Venezuelan folk musician

Augusto Bracca (23 April 1918 – 25 December 2012) was a Venezuelan folk composer.

== Biography ==

Bracca was born in Trinidad de Orichuna, Apure. In addition to his activity as a composer, he became a singer, through the help of Cándido Herrera, who also helped him in the interpretation of his compositions.

Augusto Bracca recognised in the singers José Catire Carpio and Juan de los Santos Contreras (El Carrao de Palmarito) two of his best interpreters. The former recorded, among others, two of the most famous pieces in his career - "Mi llano es un paraíso" and "Mi rancho llanero", and the latter made popular the famous piece "Chaparralito llanero".

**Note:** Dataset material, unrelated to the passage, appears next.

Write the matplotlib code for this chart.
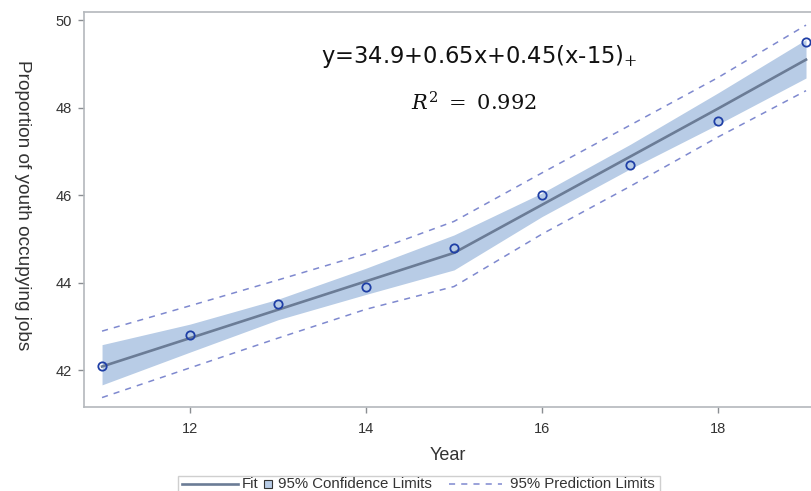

There are many other singers who have successfully interpreted works of Augusto Bracca, for instance Eneas Perdomo, and Roiman Meza with the song Traigo polvo del camino, Cristóbal Jiménez with Dios te puso en mi camino, and Edith Salcedo, who recorded Amorcito de mi vida; also the Cuarteto Pueblo, María Teresa Chacín, Quinto Criollo, Lila Moreno, Juan Galea and Lilia Madrigal. The compositions of Bracca have travelled beyond the borders of Venezuela, to become favourite pieces of singers like Javier Solis, Olimpo Cárdenas, Irma Dorante and the Mariachi México.

Some of his most famous songs are: A mi ranchito escondido, Alto Apure, Amorcito de mi vida, Chaparralito llanero, Cariño lindo, El beso que te di, El negro José, Fiesta llanera en Elorza, Lindo amanecer, Traigo polvo del camino yo no olvido mi llanura, Qué bonito es Camaguán, among others.

Bracca died in Guasdualito, Apure, on December 25, 2012, aged 94.